このような総合診療部の実習に対する学生の評価は非常に高く,学生のアンケート調査でも他科と比べて突出した評価を得ています.今後も医局員と共に,よりよい実習にしていきたいと考えています.

(学生実習のスケジュールも貼り付けておきます)

追記:
学生実習だけでなく,研修医への教育にも力を入れており,上記内容だけでなく,実際の臨床現場で役立つ研修医向けのレクチャーを毎週のように行っています(今後は全研修医向けのレクチャーにしたいと考えています).

                                         吉 岡


2011年10月11日火曜日

日本プライマリ・ケア連合学会の秋季セミナーに参加しました

 

連休中に東京のお茶の水で開催された日本プライマリ・ケア連合学会の秋季生涯教育セミナーに参加してきました。

 

僕は1日しか参加できませんでしたが、2日間に渡り様々なレクチャー、ワークショップがありました。
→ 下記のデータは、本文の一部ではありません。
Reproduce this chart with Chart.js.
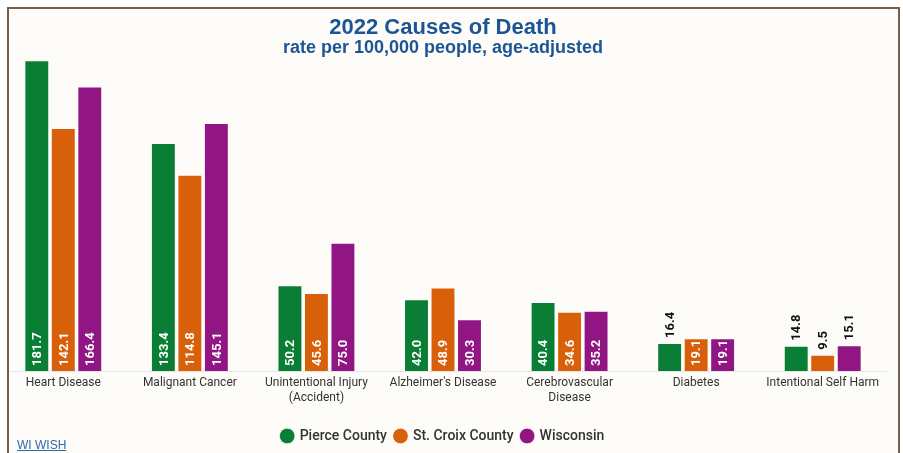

定員制のため事前申し込みが必要で、特に人気のコースは早めに定員になってしまいます。

 

僕は、『ALSO(Advanced Life Support in Obstetrics )を体験しようーALSO-Japan デモンストレーションコースー』と『高齢者の身体診察』に参加しました。

 

ALSOは産科におけるACLSと言ったもので、周産期救急の基礎を学ぶ本来のコースは2日間になりますが、今回はそのminimal essence ということで3時間で「正常分娩」「肩甲難産」「分娩後大出血」についてのレクチャー&実技がありました。

 

分娩について、じっくり習ったのは学生以来だったので、とても勉強になりました。

 

米国では、地域によっては「家庭医」の先生がお産を扱うこともあるそうです。

日本では、さすがにプライマリ・ケア医が直接扱うことはないと思いますが、離島・へき地や飛行機内など緊急時は関わる機会がないとは言えません。

 

BLSACLSのように学生や研修医時代に全てのひとがALSOコースを受けられるといいなと思いました。九州では長崎医療センターで開催されるそうなので、僕も本コースを是非受けたいと思います。
 
ALSO-Japan についてはこちらを http://www.oppic.net/item.php?pn=also_japan.php
 

 

『高齢者の身体診察』はドクターGでおなじみの水戸地域医療センターの徳田安春先生によるワークショップでした。

 

症例ごとに参加者が31組でディスカッションしながら、ワークショップが展開されました。

今回は高齢者でおさえておくべき身体所見について、様々なパールが惜しげもなく伝授されました。

 

身体診察ってほんとに奥が深いと思いました。内科って楽しいです。

資料もたっぷりいただいたので、しっかり復習して佐賀の学生・研修医にも伝えたいと思います。

 

秋季セミナーでは同時開催で震災シンポジウムもありました。

レクチャーの都合で、残念ながら参加できませんでしたが、当講座のスタッフが参加してくれたので間接的にその内容を聞きました。

震災の現場は、現在は避難所から仮設住宅での生活・医療サポートが課題となっています。

日本プライマリ・ケア連合学会の東日本大震災支援プロジェクト(PCAT)については、こちらhttp://www.pcat.or.jp/ をご覧ください。
医学生の参加も可能で、佐賀大学医学部の学生さんもこれまでに3名参加してくれています。

 

次回は11月に大阪で秋季生涯教育セミナーが開催されます。

ぜひ、多くの方に参加してもらいたいと思います。